WORK INSTRUCTIONS
Scan the lines below for the word "diagram". Copy each line you find it in.

— start —

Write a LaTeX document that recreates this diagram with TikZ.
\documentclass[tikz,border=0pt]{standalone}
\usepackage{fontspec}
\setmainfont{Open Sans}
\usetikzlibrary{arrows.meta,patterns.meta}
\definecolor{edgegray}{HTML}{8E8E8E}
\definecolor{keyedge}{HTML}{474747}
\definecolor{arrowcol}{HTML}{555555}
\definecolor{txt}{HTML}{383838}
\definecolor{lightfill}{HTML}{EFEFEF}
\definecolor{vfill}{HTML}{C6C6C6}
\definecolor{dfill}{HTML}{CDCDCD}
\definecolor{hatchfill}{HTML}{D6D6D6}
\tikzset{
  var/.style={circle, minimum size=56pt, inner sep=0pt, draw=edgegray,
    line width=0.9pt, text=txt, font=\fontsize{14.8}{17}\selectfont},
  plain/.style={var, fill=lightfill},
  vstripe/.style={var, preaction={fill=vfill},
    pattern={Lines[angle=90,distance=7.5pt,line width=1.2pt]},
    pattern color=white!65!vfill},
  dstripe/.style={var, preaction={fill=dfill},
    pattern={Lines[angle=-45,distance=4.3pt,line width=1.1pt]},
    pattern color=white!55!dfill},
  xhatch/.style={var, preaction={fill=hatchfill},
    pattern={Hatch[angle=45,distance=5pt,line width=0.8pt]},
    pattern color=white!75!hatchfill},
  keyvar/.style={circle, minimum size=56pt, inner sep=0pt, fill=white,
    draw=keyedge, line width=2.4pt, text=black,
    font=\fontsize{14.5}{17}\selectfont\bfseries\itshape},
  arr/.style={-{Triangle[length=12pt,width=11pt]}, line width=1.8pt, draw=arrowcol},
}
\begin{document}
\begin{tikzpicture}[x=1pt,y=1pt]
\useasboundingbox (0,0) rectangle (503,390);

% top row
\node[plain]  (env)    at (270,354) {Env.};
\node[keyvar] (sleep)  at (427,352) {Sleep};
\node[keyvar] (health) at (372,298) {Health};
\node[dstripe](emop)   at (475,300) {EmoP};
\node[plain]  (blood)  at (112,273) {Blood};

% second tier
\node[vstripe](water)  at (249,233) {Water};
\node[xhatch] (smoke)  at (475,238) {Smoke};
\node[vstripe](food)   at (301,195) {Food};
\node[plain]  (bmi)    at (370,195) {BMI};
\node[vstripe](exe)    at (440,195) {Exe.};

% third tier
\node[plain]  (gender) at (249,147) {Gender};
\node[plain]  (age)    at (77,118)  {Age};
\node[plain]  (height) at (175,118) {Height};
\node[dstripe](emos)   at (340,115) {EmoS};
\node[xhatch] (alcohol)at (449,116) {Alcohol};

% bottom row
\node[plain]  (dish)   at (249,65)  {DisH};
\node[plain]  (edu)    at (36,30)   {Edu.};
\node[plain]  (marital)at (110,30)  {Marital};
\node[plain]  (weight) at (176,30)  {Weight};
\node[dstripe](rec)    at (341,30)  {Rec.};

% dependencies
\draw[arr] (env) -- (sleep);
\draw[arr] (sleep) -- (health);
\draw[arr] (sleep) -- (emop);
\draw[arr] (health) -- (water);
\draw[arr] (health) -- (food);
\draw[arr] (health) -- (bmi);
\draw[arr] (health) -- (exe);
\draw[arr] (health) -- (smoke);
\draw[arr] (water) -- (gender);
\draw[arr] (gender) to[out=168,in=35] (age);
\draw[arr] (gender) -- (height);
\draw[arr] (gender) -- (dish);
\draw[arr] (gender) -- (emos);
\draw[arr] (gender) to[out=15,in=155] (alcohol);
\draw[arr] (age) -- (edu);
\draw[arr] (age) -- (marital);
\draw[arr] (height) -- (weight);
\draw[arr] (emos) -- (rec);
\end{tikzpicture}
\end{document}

— end —
— start —

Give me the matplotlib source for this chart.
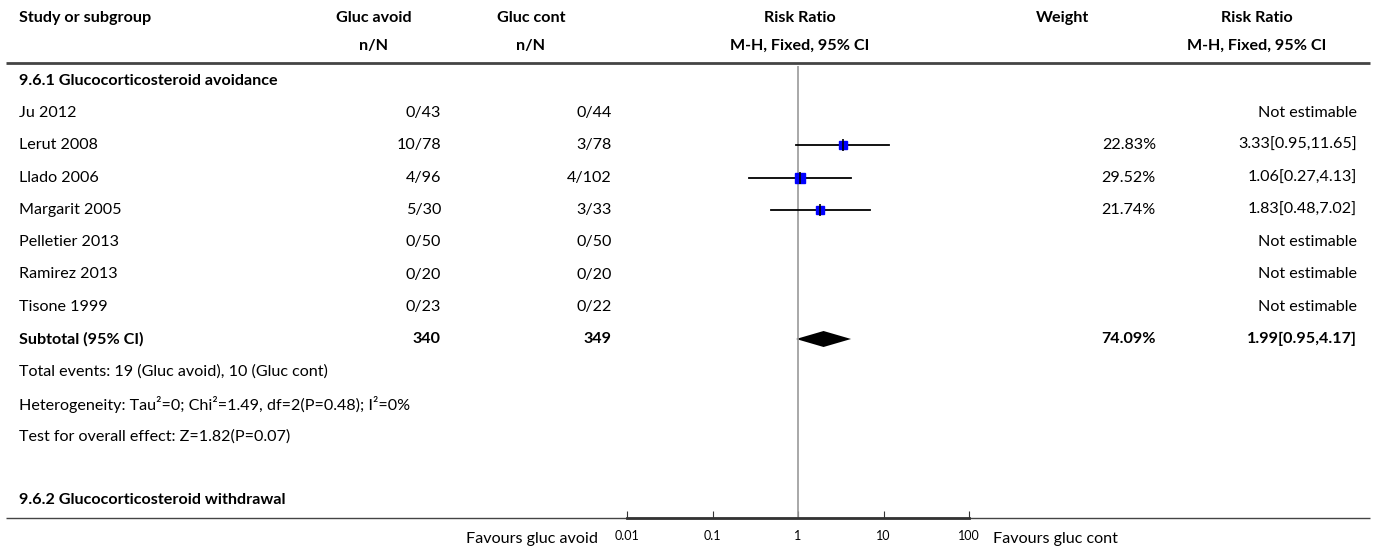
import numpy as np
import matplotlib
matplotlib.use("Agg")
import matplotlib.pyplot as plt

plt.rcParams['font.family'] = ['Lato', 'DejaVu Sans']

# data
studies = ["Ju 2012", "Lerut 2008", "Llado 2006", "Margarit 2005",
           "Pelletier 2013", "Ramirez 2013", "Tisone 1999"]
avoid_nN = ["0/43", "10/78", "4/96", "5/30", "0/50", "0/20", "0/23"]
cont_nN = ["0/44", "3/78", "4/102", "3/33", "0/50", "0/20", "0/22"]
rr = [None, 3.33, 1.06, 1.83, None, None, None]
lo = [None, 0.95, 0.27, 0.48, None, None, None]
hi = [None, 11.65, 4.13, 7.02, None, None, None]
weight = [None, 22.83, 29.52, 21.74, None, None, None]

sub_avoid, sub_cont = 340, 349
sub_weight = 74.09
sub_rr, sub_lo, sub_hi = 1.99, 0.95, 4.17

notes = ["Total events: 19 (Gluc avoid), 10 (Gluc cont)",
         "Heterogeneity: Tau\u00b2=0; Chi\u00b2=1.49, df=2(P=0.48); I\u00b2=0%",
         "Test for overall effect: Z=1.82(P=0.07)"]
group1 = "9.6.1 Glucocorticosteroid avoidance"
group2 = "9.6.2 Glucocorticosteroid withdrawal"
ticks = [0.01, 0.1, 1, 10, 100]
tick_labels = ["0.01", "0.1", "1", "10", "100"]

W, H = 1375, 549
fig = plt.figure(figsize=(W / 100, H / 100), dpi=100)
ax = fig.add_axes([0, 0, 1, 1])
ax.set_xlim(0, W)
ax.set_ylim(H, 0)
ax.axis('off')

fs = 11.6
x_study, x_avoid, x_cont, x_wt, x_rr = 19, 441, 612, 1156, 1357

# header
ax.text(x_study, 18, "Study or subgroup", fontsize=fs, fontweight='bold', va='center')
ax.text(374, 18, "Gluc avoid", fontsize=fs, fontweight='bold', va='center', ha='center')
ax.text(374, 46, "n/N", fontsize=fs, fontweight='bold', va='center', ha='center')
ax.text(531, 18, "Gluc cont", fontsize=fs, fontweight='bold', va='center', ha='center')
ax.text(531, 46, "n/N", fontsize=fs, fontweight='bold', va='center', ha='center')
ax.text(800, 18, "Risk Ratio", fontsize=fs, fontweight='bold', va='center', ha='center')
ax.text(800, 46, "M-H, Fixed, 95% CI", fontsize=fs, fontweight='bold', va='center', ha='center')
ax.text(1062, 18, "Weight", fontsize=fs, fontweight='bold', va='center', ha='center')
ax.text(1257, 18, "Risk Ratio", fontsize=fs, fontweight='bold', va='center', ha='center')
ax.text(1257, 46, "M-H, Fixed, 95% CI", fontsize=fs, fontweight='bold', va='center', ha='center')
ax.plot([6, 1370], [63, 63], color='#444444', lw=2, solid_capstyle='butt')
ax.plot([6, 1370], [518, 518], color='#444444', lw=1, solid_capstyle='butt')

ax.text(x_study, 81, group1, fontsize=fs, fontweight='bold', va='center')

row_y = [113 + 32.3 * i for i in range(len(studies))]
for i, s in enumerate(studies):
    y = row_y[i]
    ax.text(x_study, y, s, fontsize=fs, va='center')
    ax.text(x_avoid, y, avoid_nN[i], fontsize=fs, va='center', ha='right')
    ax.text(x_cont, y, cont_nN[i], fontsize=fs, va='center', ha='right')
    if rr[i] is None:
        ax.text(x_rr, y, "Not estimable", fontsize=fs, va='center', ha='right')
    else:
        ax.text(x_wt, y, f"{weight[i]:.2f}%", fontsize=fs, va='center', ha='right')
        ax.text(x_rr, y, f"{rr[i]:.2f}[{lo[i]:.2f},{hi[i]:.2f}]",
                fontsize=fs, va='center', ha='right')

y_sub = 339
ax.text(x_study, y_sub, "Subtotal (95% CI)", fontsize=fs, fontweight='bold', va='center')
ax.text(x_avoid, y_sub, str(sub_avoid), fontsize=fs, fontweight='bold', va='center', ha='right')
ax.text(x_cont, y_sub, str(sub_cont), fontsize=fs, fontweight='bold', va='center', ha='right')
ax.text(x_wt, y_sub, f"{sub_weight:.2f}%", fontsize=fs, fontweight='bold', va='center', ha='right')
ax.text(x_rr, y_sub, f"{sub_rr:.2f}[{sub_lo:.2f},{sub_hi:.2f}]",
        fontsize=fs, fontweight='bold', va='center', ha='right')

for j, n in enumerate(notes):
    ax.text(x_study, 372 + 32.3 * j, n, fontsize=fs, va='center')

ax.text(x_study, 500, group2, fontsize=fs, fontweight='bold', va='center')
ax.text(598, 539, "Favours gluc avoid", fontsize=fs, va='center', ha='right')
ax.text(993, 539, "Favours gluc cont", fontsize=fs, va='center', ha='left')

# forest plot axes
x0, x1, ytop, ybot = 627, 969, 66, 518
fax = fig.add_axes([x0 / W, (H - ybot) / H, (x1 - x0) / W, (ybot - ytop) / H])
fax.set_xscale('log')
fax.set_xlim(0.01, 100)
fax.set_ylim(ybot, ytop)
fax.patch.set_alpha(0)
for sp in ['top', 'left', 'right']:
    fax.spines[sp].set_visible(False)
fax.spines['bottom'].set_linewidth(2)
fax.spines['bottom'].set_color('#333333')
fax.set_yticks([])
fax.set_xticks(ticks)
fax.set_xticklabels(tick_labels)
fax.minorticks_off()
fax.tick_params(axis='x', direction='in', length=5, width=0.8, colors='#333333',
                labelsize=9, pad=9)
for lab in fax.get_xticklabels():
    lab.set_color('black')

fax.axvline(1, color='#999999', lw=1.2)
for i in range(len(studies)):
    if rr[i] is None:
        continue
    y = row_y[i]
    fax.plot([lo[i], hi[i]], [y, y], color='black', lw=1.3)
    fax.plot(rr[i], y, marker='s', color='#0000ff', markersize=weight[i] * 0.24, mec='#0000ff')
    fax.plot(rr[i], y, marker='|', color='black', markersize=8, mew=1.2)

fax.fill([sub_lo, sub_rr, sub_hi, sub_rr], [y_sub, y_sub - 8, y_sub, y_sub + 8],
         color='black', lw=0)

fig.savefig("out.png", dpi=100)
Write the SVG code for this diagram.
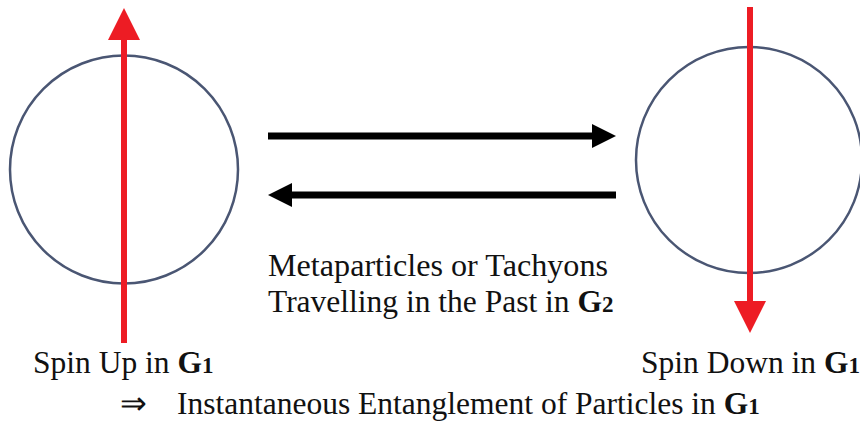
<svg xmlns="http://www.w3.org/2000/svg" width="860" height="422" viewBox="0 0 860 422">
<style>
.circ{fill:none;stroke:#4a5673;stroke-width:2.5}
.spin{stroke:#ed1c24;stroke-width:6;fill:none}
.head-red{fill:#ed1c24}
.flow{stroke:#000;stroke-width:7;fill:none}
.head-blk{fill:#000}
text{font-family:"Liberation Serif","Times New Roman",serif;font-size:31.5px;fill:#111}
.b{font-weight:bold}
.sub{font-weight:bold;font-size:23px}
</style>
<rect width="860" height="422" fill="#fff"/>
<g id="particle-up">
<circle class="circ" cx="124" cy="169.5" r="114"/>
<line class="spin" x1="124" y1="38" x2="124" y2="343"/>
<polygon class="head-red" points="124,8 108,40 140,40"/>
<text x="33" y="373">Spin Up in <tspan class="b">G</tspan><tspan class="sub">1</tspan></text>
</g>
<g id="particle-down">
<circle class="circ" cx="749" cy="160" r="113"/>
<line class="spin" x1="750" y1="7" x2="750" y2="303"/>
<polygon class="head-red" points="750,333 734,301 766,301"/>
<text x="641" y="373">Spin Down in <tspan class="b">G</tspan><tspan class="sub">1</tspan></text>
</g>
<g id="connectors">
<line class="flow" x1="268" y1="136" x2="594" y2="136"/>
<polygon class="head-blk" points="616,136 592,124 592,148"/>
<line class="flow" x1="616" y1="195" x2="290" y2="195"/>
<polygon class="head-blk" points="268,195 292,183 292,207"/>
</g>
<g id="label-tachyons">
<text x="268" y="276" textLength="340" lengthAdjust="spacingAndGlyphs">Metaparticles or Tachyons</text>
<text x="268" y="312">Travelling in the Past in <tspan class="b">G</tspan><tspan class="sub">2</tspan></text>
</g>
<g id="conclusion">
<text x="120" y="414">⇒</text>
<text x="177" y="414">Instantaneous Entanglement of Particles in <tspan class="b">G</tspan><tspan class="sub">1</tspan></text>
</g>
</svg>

— end —

WRITTEN RESPONSE
Write a LaTeX document that recreates this diagram with TikZ.
Write the SVG code for this diagram.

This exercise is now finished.